Earlier this year, Related Beal won a fierce bidding war for the site, which Gillette — and then Procter & Gamble, its parent — had long used as employee parking and as a sort of buffer for the company’s razor manufacturing plant next door. But after selling two warehouses and some of its parking for GE’s planned — and since scuttled — headquarters on Necco Court in 2016, P&G decided to put the larger site on the market.

 

It sits in a corridor that is exploding with growth, driven by tech and life science companies that want to be near downtown, the Seaport District, and South Station. Amazon last year opened a new office on Melcher Street, while GE is wrapping up work on its scaled-down headquarters complex.

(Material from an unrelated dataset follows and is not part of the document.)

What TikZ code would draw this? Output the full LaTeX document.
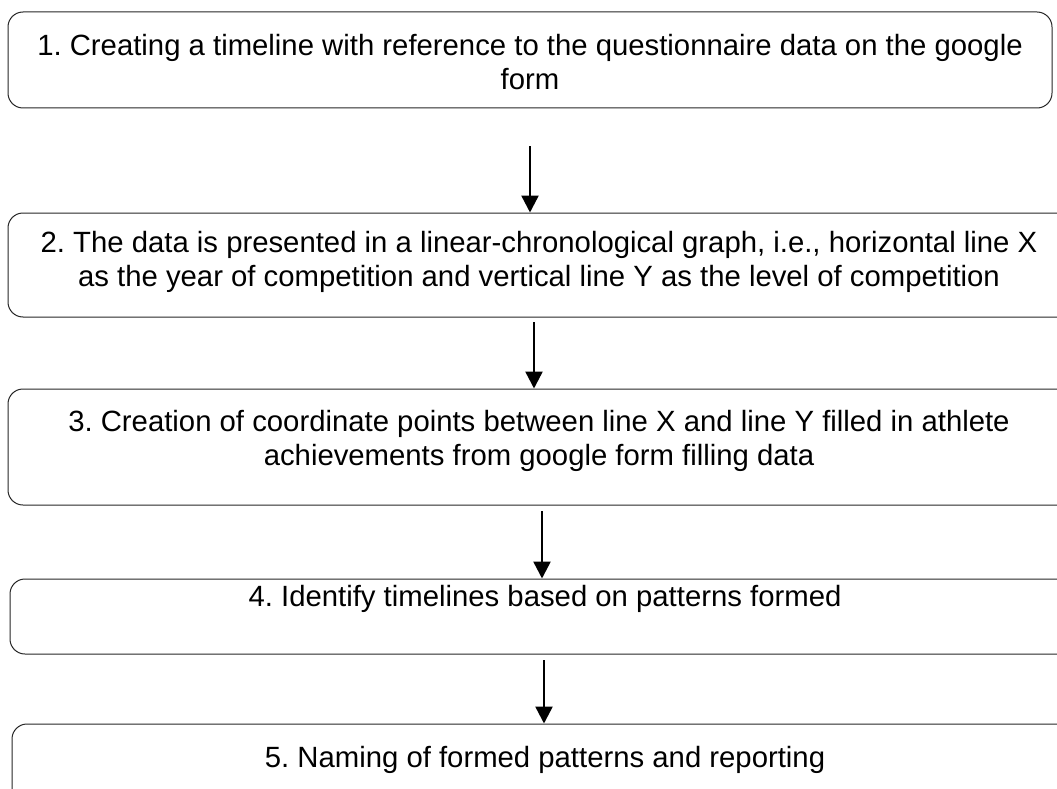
\documentclass[tikz,border=0pt]{standalone}
\usepackage{fontspec}
\setmainfont{Liberation Sans}
\usetikzlibrary{arrows.meta,calc}
\frenchspacing
\tikzset{
  box/.style={draw=black!85, line width=1pt, rounded corners=15pt, inner sep=0pt},
  txt/.style={font=\fontsize{29.3}{34.5}\selectfont, align=center, inner sep=0pt},
  flow/.style={line width=2.5pt, -{Triangle[width=17pt,length=17pt]}}
}
\begin{document}
\begin{tikzpicture}[x=1pt,y=-1pt]
\useasboundingbox (0,0) rectangle (1057,789);
\clip (0,0) rectangle (1057,789);
% boxes
\node[box, minimum width=1044pt, minimum height=96pt] (b1) at (530,60) {};
\node[box, minimum width=1074pt, minimum height=104pt] (b2) at (545,265) {};
\node[box, minimum width=1074pt, minimum height=116pt] (b3) at (545,447) {};
\node[box, minimum width=1074pt, minimum height=75pt] (b4) at (547,616.5) {};
\node[box, minimum width=1074pt, minimum height=140pt] (b5) at (549,794) {};
% texts
\node[txt] (t1) at (530,62) {1. Creating a timeline with reference to the questionnaire data on the google\\form};
\node[txt] (t2) at (539,262) {2. The data is presented in a linear-chronological graph, i.e., horizontal line X\\as the year of competition and vertical line Y as the level of competition};
\node[txt] (t3) at (539,441) {3. Creation of coordinate points between line X and line Y filled in athlete\\achievements from google form filling data};
\node[txt] (t4) at (545,599) {4. Identify timelines based on patterns formed};
\node[txt] (t5) at (545,760) {5. Naming of formed patterns and reporting};
% arrows
\coordinate (a1s) at (530,146);
\coordinate (a2s) at (534,322);
\coordinate (a3s) at (542,511);
\coordinate (a4s) at (544,660);
\draw[flow] (a1s) -- (a1s |- b2.north);
\draw[flow] (a2s) -- (a2s |- b3.north);
\draw[flow] (a3s) -- (a3s |- b4.north);
\draw[flow] (a4s) -- (a4s |- b5.north);
\end{tikzpicture}
\end{document}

Life science developer Alexandria Real Estate Equities and National Development have purchased the site where GE had received permits for a 12-story headquarters tower and a neighboring parking garage.

And several life science lab buildings have been proposed on A Street, closer to the MBTA’s Broadway Station.

 

Related Beal, Faber said, is confident it will be able to lease both the lab building — 400,000 square feet — and a midrise office building — 334,000 square feet — it wants to put on the site. It hasn’t decided whether the 18-story residential building will be for apartments or condominiums, he said.